张鑫将水杯放下,不紧不慢的说:“谁让你这么古板呢,只是运点感冒药罢了,又不犯法,你非得千方百计的拦着。”
路遥脸上闪过一丝了然之色,道:“张鑫你这垃圾,狗改不了吃屎。将感冒药运到国外提炼毒品……咳咳……”
张鑫理了下领带,笑道:“你别血口喷人啊,我可是国际知名企业家。这次回国,‘省招商引资局’还打电话欢迎我呢~”
路遥叹了口气,现在的自己什么都做不了,索性闭上眼睛不再说话,安静等待死亡的到来。
但张鑫却不想让眼前饱受病痛折磨、即将离世的表兄走好。他附身靠近,悄悄说道:琇書蛧
“表哥啊~其实呢,我这次回国主要就是见你一面,告诉你一声——你的癌,是我弄出来的~”
路遥陡然挣开眼,“你说什么!”
张鑫笑眯眯的掏出个铅盒打开,里面是件古怪的三角形饰物,仅有巴掌大小,中间是只眼睛似的图案,一看就很有年代感。
“眼熟吧?这是我亲手送你的,货真价实的古董。我在里面掺了点放射性物质,长期接触就会变成你现在这副鬼样子。
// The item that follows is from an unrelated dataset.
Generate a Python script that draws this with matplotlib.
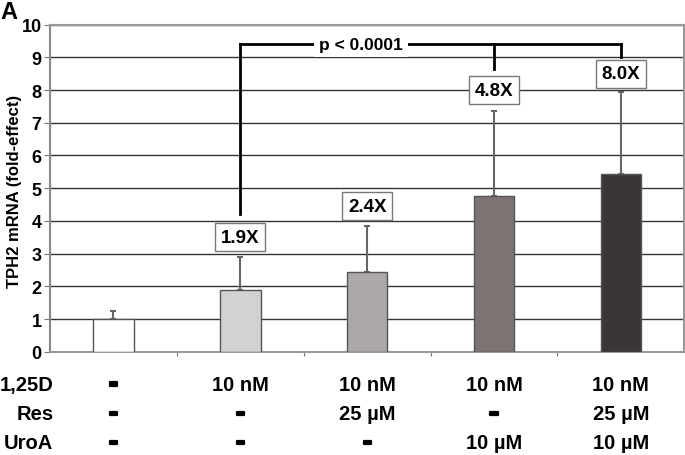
import matplotlib.pyplot as plt
import matplotlib.transforms as mtransforms
import matplotlib.patheffects as pe

plt.rcParams["font.family"] = ["Liberation Sans", "DejaVu Sans"]
plt.rcParams["font.weight"] = "bold"

# Data
groups = ["ctrl", "D", "D+Res", "D+UroA", "D+Res+UroA"]
fold = [1.0, 1.88, 2.43, 4.77, 5.45]
err_up = [0.26, 1.02, 1.42, 2.59, 2.5]
bar_colors = ["#ffffff", "#d2d2d2", "#aca8a7", "#7b7473", "#3b3536"]
fold_labels = ["", "1.9X", "2.4X", "4.8X", "8.0X"]
label_y = [None, 3.5, 4.45, 8.0, 8.5]

row_names = ["1,25D", "Res", "UroA"]
row_values = [
    ["-", "10 nM", "10 nM", "10 nM", "10 nM"],
    ["-", "-", "25 \u00b5M", "-", "25 \u00b5M"],
    ["-", "-", "-", "10 \u00b5M", "10 \u00b5M"],
]

fig = plt.figure(figsize=(6.85, 4.56), dpi=100)
ax = fig.add_axes([0.073, 0.226, 0.926, 0.718])

x = list(range(len(groups)))
ax.bar(x, fold, width=0.32, color=bar_colors, edgecolor="#555555", linewidth=1, zorder=3)
ax.errorbar(x, fold, yerr=[[0] * len(fold), err_up], fmt="none", ecolor="#666666",
            elinewidth=1.5, capsize=2, capthick=1.5, zorder=2)

# fold labels in boxes
for i in range(1, len(groups)):
    ax.text(x[i], label_y[i], fold_labels[i], ha="center", va="center", fontsize=13.5,
            fontweight="bold", zorder=5,
            bbox=dict(boxstyle="square,pad=0.3", fc="white", ec="#777777", lw=1))

# significance bracket
top = 9.4
ax.plot([1, 1], [4.2, top], color="black", lw=2, zorder=4)
ax.plot([1, 4], [top, top], color="black", lw=2, zorder=4)
ax.plot([3, 3], [top, 8.65], color="black", lw=2, zorder=4)
ax.plot([4, 4], [top, 9.0], color="black", lw=2, zorder=4)
ax.text(1.95, top, "p < 0.0001", ha="center", va="center", fontsize=12.5, fontweight="bold",
        zorder=5, bbox=dict(boxstyle="square,pad=0.3", fc="white", ec="none"))

ax.set_xlim(-0.5, 4.5)
ax.set_ylim(0, 10)
ax.set_yticks(range(0, 11))
ax.yaxis.grid(True, color="#333333", lw=1, zorder=0)
ax.set_axisbelow(True)
ax.set_xticks([0.5, 1.5, 2.5, 3.5])
ax.set_xticklabels([])
ax.tick_params(axis="x", length=3, color="#777777", direction="out")
ax.tick_params(axis="y", length=4, color="#777777", labelsize=13, pad=2)
for t in ax.get_yticklabels():
    t.set_fontweight("bold")
for s in ax.spines.values():
    s.set_color("#999999")
    s.set_linewidth(1.5)
ax.spines["left"].set_color("#888888")

fig.text(0.021, 0.58, "TPH2 mRNA (fold-effect)", rotation=90, ha="center", va="center",
         fontsize=12, fontweight="bold")

# condition table under the axis
trans = mtransforms.blended_transform_factory(ax.transData, fig.transFigure)
row_y = [0.155, 0.09, 0.027]
thick = [pe.Stroke(linewidth=1.6, foreground="black"), pe.Normal()]
for r, name in enumerate(row_names):
    fig.text(0.078, row_y[r], name, ha="right", va="center", fontsize=14.5, fontweight="bold")
    for i, val in enumerate(row_values[r]):
        if val == "-":
            ax.text(x[i], row_y[r], val, transform=trans, ha="center", va="center",
                    fontsize=20, fontweight="bold", path_effects=thick)
        else:
            ax.text(x[i], row_y[r], val, transform=trans, ha="center", va="center",
                    fontsize=14.5, fontweight="bold")

fig.text(0.0, 0.998, "A", ha="left", va="top", fontsize=17, fontweight="bold")

fig.savefig("out.png", dpi=100)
”
路遥马上认出来,这是自己很喜欢的一件古物,天天摆在书桌上,时不时的把玩,没想到却是要人命的东西!
他伸出枯枝似的手臂,死死的抓住眼前人的胳膊!“你……”
“别激动~表哥,我西装很贵的。”张鑫轻松拿掉路遥的手,小心的捏起铅盒,将放射性饰物塞进他怀里。
“我赶飞机,得先走一步。你好好留着这个当做纪念吧,有机会再去你的坟头蹦迪~”
说完话,张鑫从容起身离开。临走前,还回头俏皮的眨眨眼。他原本就男生女相,此时的神态动作居然有些娇媚。
保镖很有眼力劲,赶紧打开病房门。同时用无线耳麦联络同事,提前发动汽车。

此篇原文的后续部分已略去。